February is for Fieldwork program offered
January 28, 2023
The Educator Preparation Program at Utica University and the Little Falls School District are partnering to offer a new fieldwork program for eligible students. This is the first opportunity for virtual fieldwork on campus, serving as a modern and enhanced approach to fieldwork.
February is for Fieldwork Program Flyer
Traditionally, fieldwork sends future teachers into regional schools where each teacher has a different experience based on their location. Professor Katie Hanifin, Education Preparation Department Coordinator, began the program as an effort to allow future teachers to have more of a collective experience while also responding to the recent increase of remote working and learning.

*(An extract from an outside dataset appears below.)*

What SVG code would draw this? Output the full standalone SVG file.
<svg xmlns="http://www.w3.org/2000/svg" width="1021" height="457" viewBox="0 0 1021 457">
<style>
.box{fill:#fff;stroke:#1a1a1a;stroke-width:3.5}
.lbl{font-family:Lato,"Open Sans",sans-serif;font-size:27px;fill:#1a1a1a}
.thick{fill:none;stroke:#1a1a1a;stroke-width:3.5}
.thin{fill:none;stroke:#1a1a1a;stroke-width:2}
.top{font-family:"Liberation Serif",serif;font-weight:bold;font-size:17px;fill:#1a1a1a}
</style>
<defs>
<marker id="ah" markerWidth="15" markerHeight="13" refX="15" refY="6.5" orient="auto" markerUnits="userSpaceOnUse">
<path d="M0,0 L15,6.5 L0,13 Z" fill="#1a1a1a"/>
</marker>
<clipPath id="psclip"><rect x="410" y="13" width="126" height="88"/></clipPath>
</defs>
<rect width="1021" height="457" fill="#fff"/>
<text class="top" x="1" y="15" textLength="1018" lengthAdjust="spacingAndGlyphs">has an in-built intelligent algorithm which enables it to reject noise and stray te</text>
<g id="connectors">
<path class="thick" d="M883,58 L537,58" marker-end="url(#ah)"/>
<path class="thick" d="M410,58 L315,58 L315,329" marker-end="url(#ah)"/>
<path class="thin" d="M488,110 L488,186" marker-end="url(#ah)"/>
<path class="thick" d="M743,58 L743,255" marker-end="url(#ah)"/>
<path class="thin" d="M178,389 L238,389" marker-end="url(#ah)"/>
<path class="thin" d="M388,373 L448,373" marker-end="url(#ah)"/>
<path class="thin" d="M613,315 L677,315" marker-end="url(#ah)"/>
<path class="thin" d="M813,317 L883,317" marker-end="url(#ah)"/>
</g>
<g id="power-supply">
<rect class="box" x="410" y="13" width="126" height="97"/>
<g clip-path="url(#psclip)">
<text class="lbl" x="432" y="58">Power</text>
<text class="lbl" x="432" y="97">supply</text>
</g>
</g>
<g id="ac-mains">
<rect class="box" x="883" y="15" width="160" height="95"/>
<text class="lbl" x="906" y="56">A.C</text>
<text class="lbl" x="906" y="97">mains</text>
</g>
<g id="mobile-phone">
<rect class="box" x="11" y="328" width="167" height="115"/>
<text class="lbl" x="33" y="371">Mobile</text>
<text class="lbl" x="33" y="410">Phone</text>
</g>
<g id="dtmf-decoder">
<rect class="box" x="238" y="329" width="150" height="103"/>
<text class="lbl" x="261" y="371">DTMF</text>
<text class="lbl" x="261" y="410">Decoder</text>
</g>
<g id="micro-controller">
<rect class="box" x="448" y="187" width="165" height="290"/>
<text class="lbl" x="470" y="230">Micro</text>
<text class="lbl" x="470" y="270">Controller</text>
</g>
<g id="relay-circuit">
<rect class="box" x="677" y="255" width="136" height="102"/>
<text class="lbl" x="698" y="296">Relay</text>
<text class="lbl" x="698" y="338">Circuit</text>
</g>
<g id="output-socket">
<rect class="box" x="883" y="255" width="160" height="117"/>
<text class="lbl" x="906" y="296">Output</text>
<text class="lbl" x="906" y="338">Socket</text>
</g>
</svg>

“I’ll try to place people in person most of the time geographically in an area where they can realistically travel to, so this fieldwork and what Professor Hanifin is describing kind of blows the lid off of that constraint,” Kyle Riecker, Administrative Assistant of the Educator Preparation program said.
The program is designed to take university students through three modalities. Fieldwork students will:
- Design asynchronous instructional materials, learners learn at their own pace
- Have synchronous online meetings with learners, online real-time learning
- Have face-to-face teaching with learners
The modalities are designed to allow the future educators to get to know their learners before meeting them face-to-face, so when they meet, the educator would know where the learner is in their academic journey and would’ve already built rapport and relationship with the student.
Fieldwork students will Zoom in and be taken around the stations in the elementary classrooms on a laptop to get to know the environment and students before formulating lessons.
The modern fieldwork program was spearheaded as a collaboration between Hanifin and Dr. Keith Levatino, Superintendent of the Little Falls City School District to benefit both University students and learners from Little Falls CSD.
The journey from learning to become an educator to student teaching “should feel like a slide instead of a big step,” Hanifin said, and that’s what this program hopes to accomplish.
Hanifin said schools are really stretched right now, so it’s becoming a difficult request of schools to allow students in for fieldwork. Instead, she asks, “How can our students help what you need to accomplish?”
How It Works:
Fieldwork students will design courses and lesson plans, and then implement the asynchronous learning experiences. Some of the fieldwork will be in a virtually tutoring and mentoring capacity.
The culminating experience after the education students have designed the courses and taught virtually is an in-person experience.
The Little Falls CSD students, referred to as Young Pioneers, will have the opportunity to visit Utica University and have a lesson taught by Utica’s future educators in person after having built a connection with them previously.
“I’d love Young Pioneers to be something on the books each spring semester,” Hanifin said. “If we knew when kids were visiting campus, we’d backtrack the fieldwork from there. So, let’s say we have groups visiting at the end of February. We would have our students start some asynchronous online learning first, then meet the students synchronously, then by the time the students show up, they all do a collaborative face-to-face project together.”
This creates an authentic learning exchange and builds a bridge from schools to a university. According to Hanifin, it gives the learners a sense of what to look forward to.
In the past, a group of middle schoolers from the VVS School District took a field trip to Utica University.
“Middle schoolers were so excited to be on a college campus,” Hanifin said.
The educator preparation students stood in front of a classroom of learners instead of their peers. Students running learning experiences for the group were nervous, Hanifin says, but afterwards, many of the students said they had fun, saying ”I know for certain that I want to be a teacher.”
Little Falls students supplement their learning at an Engineering-by-Design lab. Tracy Young, the director of the lab, says learners are encouraged to become thinkers and problem solvers. Students who complete virtual fieldwork Zoom into the EBD lab and are mobile on a cart, so they can experience each station and have multiple perspectives of learning.
“There is a direct connection and symbiosis between our teacher candidate’s preparation in elementary science to Mrs. Young’s program,” Riecker said. “The puzzle fits perfectly. Even when in-person fieldwork is not an option due to distance, Mrs. Young found a way to connect our students with her EBD cohorts…and then the field trips to Utica University cement the bond between the university student and the elementary learner.”
Another student field trip is planned for this April.